Momentum has been operating on the basis of regional delegate meetings (or, in at least one case, a mass members’ meetings) which send policy and elect representatives to the National Committee (NC).
On 30 April, London groups sent delegates to the second London region gathering. It was, overall, a positive and productive meeting. Summary of what was agreed (all good things):
• Election of a nine-person provisional London steering committee
• A London Momentum conference, open to all members, in August
• Coordinated London campaigning against council cuts
• A motion to the NC calling for a strong, active stance against expulsions from Labour
• A motion to the NC calling for an “in” vote in the EU referendum
There were 40 people there, about 30 of whom were group delegates – from Southwark, Tower Hamlets, Newham, Hackney, Islington, Camden, Hounslow, Barnet, Lewisham, Greenwich, Waltham Forest, Haringey, Enfield, Harrow, Lambeth. A majority were women, about a quarter BME, and there was a mix of ages – not particularly old or young overall. The big positive was London Momentum people taking more control over our own organisation.
The meeting voted for a proposal from Enfield to elect a London steering committee of nine, to work with the four London NC reps, and a provisional committee was elected. It also agreed another Enfield motion to hold a London conference open to all members in August. Most delegates seemed to think a third motion from Enfield, to strictly mandate delegates to the NC, was too rigid and that was rejected.
A motion from Haringey for coordinated London campaigning against council cuts, putting pressure behind Labour councillors to encourage them to consider alternatives to their current stance, also passed. It was at the softer end of possible anti-cuts positions, but definitely a step in the right direction. Two proposals from Lewisham were also agreed to be sent to the NC – for a democratic national conference, directly representing local groups, by the end of the year; and for a strong, active position against expulsions of left-wingers from Labour and for the scrapping of the Compliance Unit as a body which control over membership disputes.
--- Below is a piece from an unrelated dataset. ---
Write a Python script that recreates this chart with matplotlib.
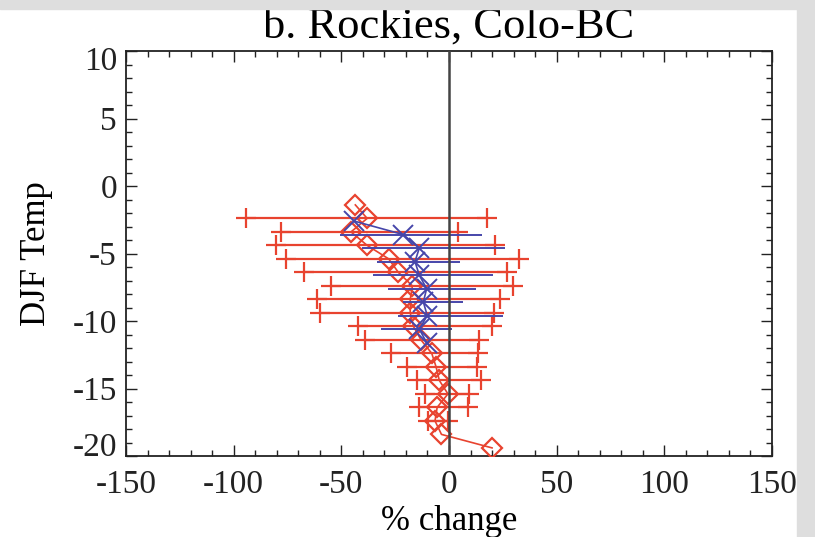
import numpy as np
import matplotlib.pyplot as plt
from matplotlib.patches import Rectangle
from matplotlib.ticker import MultipleLocator
import matplotlib.transforms as mtransforms

# red: DJF temperature bins, mean % change (diamonds)
red_temp = [-1.4, -2.4, -3.4, -4.4, -5.4, -6.4, -7.4, -8.4, -9.4, -10.4,
            -11.4, -12.4, -13.4, -14.4, -15.4, -16.4, -17.4, -18.4, -19.4]
red_mean = [-43.5, -38, -45.5, -38, -28, -23.5, -17, -18, -18, -16.5,
            -13, -8, -6, -4.5, -0.5, -5.5, -6.5, -3.5, 20]
# red spread bars (bins 2..17 only)
red_bar_temp = red_temp[1:17]
red_lo = [-94.4, -78.2, -80.4, -75.9, -67.3, -54.8, -61.5, -59.9,
          -42.1, -39, -26.9, -19.4, -15, -11.1, -13.8, -9.9]
red_hi = [17.5, 4.0, 21.4, 32.5, 26.8, 29.6, 23.7, 20.9,
          20.0, 14.1, 13.6, 13.1, 14.7, 9.4, 8.7, -0.5]

# blue series (X markers)
blue_temp = [-2.6, -3.6, -4.6, -5.6, -6.6, -7.6, -8.6, -9.6, -10.6, -11.6]
blue_mean = [-44, -21.2, -13.8, -15.8, -13.8, -10.4, -11.9, -10.1, -13.8, -10.4]
blue_bar_temp = blue_temp[1:9]
blue_lo = [-50.6, -40.5, -33.6, -35.2, -28.2, -21.5, -23.8, -31.6]
blue_hi = [15.2, 26, 5.1, 20.6, 12.5, 6.6, 25.2, 1.5]

yticks = [-20, -15, -10, -5, 0, 5, 10]

red = '#e8432f'
blue = '#4646aa'

plt.rcParams['font.family'] = ['Liberation Serif', 'DejaVu Serif']
plt.rcParams['axes.unicode_minus'] = False

fig = plt.figure(figsize=(8.15, 5.37), dpi=100)
ax = fig.add_axes([126/815, 81/537, 646/815, 405/537])

# gray border strips like the screenshot
fig.patches.append(Rectangle((0, 1 - 9/537), 1, 9/537, transform=fig.transFigure,
                             color='#dedede', zorder=0))
fig.patches.append(Rectangle((797/815, 0), 18/815, 1, transform=fig.transFigure,
                             color='#dedede', zorder=0))

# red spread bars with + at the ends
ax.hlines(red_bar_temp, red_lo, red_hi, color=red, lw=1.6, zorder=2)
ax.plot(red_lo, red_bar_temp, ls='none', marker='+', ms=15, mew=1.6, color=red, zorder=2)
ax.plot(red_hi, red_bar_temp, ls='none', marker='+', ms=15, mew=1.6, color=red, zorder=2)
ax.plot(red_mean, red_temp, color=red, lw=1.2, marker='D', ms=10,
        mfc='none', mec=red, mew=1.6, zorder=3)

# blue bars and means
ax.hlines(blue_bar_temp, blue_lo, blue_hi, color=blue, lw=1.4, zorder=4)
ax.plot(blue_mean, blue_temp, color=blue, lw=1.2, marker='x', ms=15,
        mew=1.4, zorder=5)

ax.axvline(0, color='#444444', lw=1.8, zorder=6)

ax.xaxis.set_major_locator(MultipleLocator(50))
ax.xaxis.set_minor_locator(MultipleLocator(10))
ax.set_yticks(yticks)
ax.yaxis.set_minor_locator(MultipleLocator(1))
ax.set_xlim(-150, 150)
ax.set_ylim(-20, 10)
ax.tick_params(which='both', direction='in', top=True, right=True,
               labelsize=24, width=1, colors='#222222')
ax.tick_params(which='major', length=8)
ax.tick_params(axis='x', which='major', pad=10)
ax.tick_params(axis='y', labelleft=False)
ax.tick_params(which='minor', length=4)
for s in ax.spines.values():
    s.set_linewidth(1.3)
    s.set_color('#222222')

# y labels drawn by hand so the end ones sit inside the axis span
trans = mtransforms.blended_transform_factory(ax.transAxes, ax.transData)
for v in yticks:
    va, dy = 'center_baseline', 0
    if v == yticks[0]:
        va = 'baseline'
    elif v == yticks[-1]:
        va, dy = 'baseline', -13.5
    t = trans + mtransforms.ScaledTranslation(0, dy / 72, fig.dpi_scale_trans)
    ax.text(-0.014, v, str(v), transform=t, ha='right', va=va,
            fontsize=24, color='#222222')

ax.set_title('b. Rockies, Colo-BC', fontsize=32, pad=10)
ax.set_xlabel('% change', fontsize=25, labelpad=3)
ax.set_ylabel('DJF Temp', fontsize=25, labelpad=49)

fig.savefig('out.png', dpi=100)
The latter led to quite a bit of debate but in end passed by a big majority.
The two big political issues were the anti-semitism controversy and the EU referendum. On the former, the issue had only been raised after the agenda was put together. There was not much time for discussion, and none for motions. This was the result of it being quite a short meeting – two and half hours, although the London region had not met for some time. That, and the lack of adequate notice to groups, was something the new committee promised to remedy in future. The discussion continued afterwards in the pub, in a fairly intense but comradely way.
On the EU, one of the Harrow delegates had asked for the motion passed, unanimously bar one abstention, at the Northern (North East and Cumbria) region – for Momentum to adopt a “left” in position and work with the Another Europe is Possible campaign – to be put on the agenda. Some comrades argued the issue was too divisive to take a position, but the meeting voted 19-6-1 to endorse the Northern motion. There was also discussion on campaigning in the local elections and announcements about various initiatives in Momentum including Momentum Black Connexions, Momentum Latino, Momentum Women, the Youth and Student conference coming up in June and the proposal for a national Momentum campaign on the NHS.
Hopefully the London region will start to lead more vibrant political life and coordinate campaigning across the city, as well providing more opportunities for political networking.